Now, it was a score or so of years ago that I started hearing more and more about weblogs appearing online. My first instinct had been to think it ridiculous for people to put out personal diaries into the ether: whoever would want to read about the lives of random strangers?
It turns out that many millions do. And that includes me as well as you. Now, I know there is a lot of negative stuff about social media that we’re all well aware of, but perhaps the positive aspects aren’t given enough credit—aspects like making the acquaintance of new people, hearing different points of view, receiving the kindnesses of strangers.
And of course there’s learning new things, coming as it were face to face with new ideas. Hence this blog’s slogan which I established right at the start: Exploring the world of ideas through books.
Unlike vlogging or podcasting most blogging is about the written word, however that writing is done. And much writing is about ideas, concepts, formulations — essentially ways in which we see and express the world without and the world within — using cuneiform, pictograms, numerals and alphabets, through graphite, ink and pixels.
I do often wish I spent less time on social media and more time actually reading; and yet without social media how could I share my thoughts on reading with so many like-minded, thoughtful and generous readers around the world? And how could I get such varied feedback on those thoughts? Certainly not through locking myself away in a library.

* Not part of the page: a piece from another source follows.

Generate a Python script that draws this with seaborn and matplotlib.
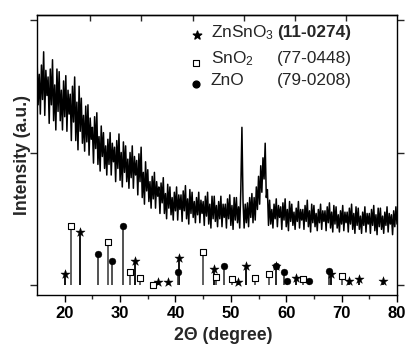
import numpy as np
import pandas as pd
import matplotlib
matplotlib.use("Agg")
import matplotlib.pyplot as plt
import seaborn as sns

# ---- XRD scan (2theta from 15 to 80 deg, 0.2 deg step) ----
two_theta = np.round(np.arange(15.0, 80.0001, 0.2), 1)
intensity = [
    1.73, 1.36, 1.59, 1.29, 1.66,  1.40, 1.76, 1.28, 1.62, 1.43,
    1.57, 1.22, 1.63, 1.36, 1.70,  1.24, 1.51, 1.17, 1.63, 1.31,
    1.61, 1.24, 1.47, 1.17, 1.54,  1.27, 1.58, 1.16, 1.47, 1.29,
    1.44, 1.09, 1.50, 1.23, 1.57,  1.09, 1.38, 1.02, 1.50, 1.16,
    1.41, 1.07, 1.28, 1.01, 1.35,  1.08, 1.36, 0.98, 1.26, 1.10,
    1.19, 0.92, 1.27, 1.03, 1.30,  0.91, 1.12, 0.86, 1.20, 0.97,
    1.15, 0.88, 1.05, 0.83, 1.10,  0.91, 1.15, 0.83, 1.07, 0.93,
    1.04, 0.78, 1.09, 0.88, 1.14,  0.79, 1.00, 0.74, 1.08, 0.85,
    1.05, 0.78, 0.95, 0.73, 1.00,  0.81, 1.05, 0.73, 0.97, 0.83,
    0.94, 0.68, 0.99, 0.78, 1.04,  0.66, 0.85, 0.61, 0.93, 0.71,
    0.87, 0.63, 0.78, 0.58, 0.82,  0.65, 0.85, 0.58, 0.78, 0.67,
    0.74, 0.54, 0.77, 0.62, 0.81,  0.54, 0.69, 0.50, 0.76, 0.58,
    0.74, 0.53, 0.66, 0.49, 0.70,  0.56, 0.74, 0.49, 0.68, 0.57,
    0.68, 0.48, 0.71, 0.56, 0.75,  0.50, 0.65, 0.46, 0.72, 0.54,
    0.70, 0.51, 0.63, 0.47, 0.66,  0.53, 0.70, 0.47, 0.64, 0.54,
    0.63, 0.45, 0.67, 0.52, 0.70,  0.46, 0.61, 0.43, 0.67, 0.50,
    0.67, 0.48, 0.60, 0.44, 0.63,  0.50, 0.67, 0.44, 0.61, 0.51,
    0.61, 0.43, 0.65, 0.50, 0.68,  0.45, 0.60, 0.42, 0.66, 0.49,
    0.66, 0.47, 0.59, 0.43, 0.72,  1.19, 0.63, 0.43, 0.61, 0.47,
    0.62, 0.44, 0.66, 0.51, 0.69,  0.47, 0.66, 0.49, 0.74, 0.57,
    0.82, 0.61, 0.90, 0.70, 0.96,  0.80, 1.07, 0.66, 0.72, 0.45,
    0.64, 0.46, 0.57, 0.43, 0.61,  0.50, 0.65, 0.44, 0.60, 0.51,
    0.59, 0.42, 0.62, 0.49, 0.65,  0.44, 0.57, 0.41, 0.63, 0.48,
    0.61, 0.45, 0.55, 0.42, 0.58,  0.48, 0.63, 0.43, 0.57, 0.49,
    0.57, 0.42, 0.60, 0.48, 0.64,  0.44, 0.56, 0.40, 0.61, 0.47,
    0.60, 0.44, 0.54, 0.41, 0.57,  0.47, 0.61, 0.42, 0.56, 0.48,
    0.56, 0.41, 0.59, 0.47, 0.62,  0.43, 0.55, 0.40, 0.60, 0.46,
    0.59, 0.43, 0.53, 0.40, 0.56,  0.46, 0.60, 0.41, 0.55, 0.47,
    0.55, 0.40, 0.58, 0.46, 0.61,  0.42, 0.54, 0.39, 0.59, 0.45,
    0.58, 0.42, 0.52, 0.39, 0.55,  0.45, 0.59, 0.40, 0.54, 0.46,
    0.54, 0.39, 0.57, 0.45, 0.60,  0.41, 0.53, 0.38, 0.58, 0.44,
    0.58, 0.42, 0.52, 0.39, 0.55,  0.45, 0.59, 0.40, 0.54, 0.46,
    0.53, 0.38, 0.56, 0.44, 0.59,  0.46,
]

# ---- reference patterns (JCPDS) ----
znsno3_pos = [20.0, 22.8, 32.7, 36.9, 38.6, 40.7, 46.9, 51.3, 52.8, 58.1, 61.7, 68.0, 71.4, 73.1, 77.4]
znsno3_h = [0.08, 0.40, 0.18, 0.025, 0.025, 0.206, 0.118, 0.025, 0.143, 0.146, 0.055, 0.08, 0.033, 0.043, 0.033]
sno2_pos = [21.2, 27.9, 31.8, 33.6, 35.9, 44.9, 47.4, 50.2, 54.4, 56.8, 63.0, 70.0]
sno2_h = [0.445, 0.325, 0.098, 0.053, 0.0, 0.25, 0.063, 0.045, 0.055, 0.08, 0.043, 0.068]
zno_pos = [26.1, 28.5, 30.5, 40.5, 48.8, 58.2, 59.6, 60.2, 64.2, 67.8]
zno_h = [0.234, 0.18, 0.445, 0.096, 0.143, 0.14, 0.10, 0.033, 0.033, 0.108]

legend_names = ["ZnSnO$_3$", "SnO$_2$", "ZnO"]
legend_cards = ["(11-0274)", "(77-0448)", "(79-0208)"]

x_ticks = [20, 30, 40, 50, 60, 70, 80]
top_ticks = [24.6, 33.85, 43.1, 52.35, 61.6, 70.85]

sns.set_style("ticks")
plt.rcParams["font.family"] = ["Liberation Sans", "DejaVu Sans"]
plt.rcParams["mathtext.fontset"] = "custom"
plt.rcParams["mathtext.rm"] = "Liberation Sans"
plt.rcParams["mathtext.it"] = "Liberation Sans"
plt.rcParams["mathtext.bf"] = "Liberation Sans:bold"

fig = plt.figure(figsize=(4.08, 3.47), dpi=100)
ax = fig.add_axes([37 / 408, 52 / 347, 360 / 408, 280 / 347])

df = pd.DataFrame({"tt": two_theta, "I": intensity})
sns.lineplot(data=df, x="tt", y="I", ax=ax, color="black", lw=1.1,
             estimator=None, sort=False, legend=False)

# sticks
ax.vlines(znsno3_pos, 0, znsno3_h, colors="#111111", lw=1.4, zorder=2)
ax.vlines(sno2_pos, 0, sno2_h, colors="#444444", lw=1.2, zorder=2)
ax.vlines(zno_pos, 0, zno_h, colors="#333333", lw=1.2, zorder=2)

sns.scatterplot(x=znsno3_pos, y=znsno3_h, ax=ax, marker="*", s=48,
                color="black", edgecolor="black", linewidth=0.3, zorder=4, legend=False)
sns.scatterplot(x=sno2_pos, y=sno2_h, ax=ax, marker="s", s=24,
                facecolor="white", edgecolor="black", linewidth=0.8, zorder=4, legend=False)
sns.scatterplot(x=zno_pos, y=zno_h, ax=ax, marker="o", s=24,
                color="black", edgecolor="black", linewidth=0.3, zorder=4, legend=False)

# legend (manual)
leg_y = [0.938, 0.843, 0.765]
ax.scatter([0.444], [leg_y[0] - 0.008], transform=ax.transAxes, marker="*", s=40,
           color="black", clip_on=False, zorder=5)
ax.scatter([0.442], [leg_y[1] - 0.014], transform=ax.transAxes, marker="s", s=20,
           facecolor="white", edgecolor="black", linewidths=0.8, clip_on=False, zorder=5)
ax.scatter([0.442], [leg_y[2] - 0.010], transform=ax.transAxes, marker="o", s=24,
           color="black", clip_on=False, zorder=5)
for i in range(3):
    ax.text(0.483, leg_y[i], legend_names[i], transform=ax.transAxes,
            fontsize=12.4, va="center", ha="left")
    ax.text(0.667, leg_y[i], legend_cards[i], transform=ax.transAxes,
            fontsize=12.4, va="center", ha="left",
            fontweight="bold" if i == 0 else "normal")

ax.set_xlim(15, 80)
ax.set_ylim(-10 / 132.5, 2 + 5 / 132.5)
ax.set_xticks(x_ticks)
ax.set_xticks([25, 35, 45, 55, 65, 75], minor=True)
ax.set_yticks([0, 1, 2])
ax.set_yticklabels([])
ax.tick_params(axis="x", which="major", direction="out", length=5, width=1.0,
               labelsize=12, pad=3, colors="black")
ax.tick_params(axis="x", which="minor", direction="out", length=3, width=1.0)
ax.tick_params(axis="y", which="major", direction="out", length=5, width=1.0,
               left=True, right=True)
for lab in ax.get_xticklabels():
    lab.set_fontweight("bold")

sec = ax.secondary_xaxis("top")
sec.set_xticks(top_ticks)
sec.set_xticklabels([])
sec.tick_params(direction="in", length=4, width=1.0)

for sp in ax.spines.values():
    sp.set_visible(True)
    sp.set_linewidth(1.0)
    sp.set_color("black")
for sp in sec.spines.values():
    sp.set_linewidth(1.0)

ax.set_xlabel("2Θ (degree)", fontsize=12.7, fontweight="bold")
ax.set_ylabel("Intensity (a.u.)", fontsize=12.7, fontweight="bold")
ax.xaxis.set_label_coords(0.517, -0.115)
ax.yaxis.set_label_coords(-0.016, 0.5)

fig.savefig("out.png", dpi=100)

Some of you have been around with me for a good many of those seven years, others I may have only had the pleasure of knowing recently. I’d like however to say to one and all ‘thank you’ — thank you for being there with your comments, your encouragement, your quips and of course your own blogs. I should almost change my slogan to Exploring the world of bloggers through books.
With any luck we may collectively still be here in another seven years to compare notes. I hope so anyway!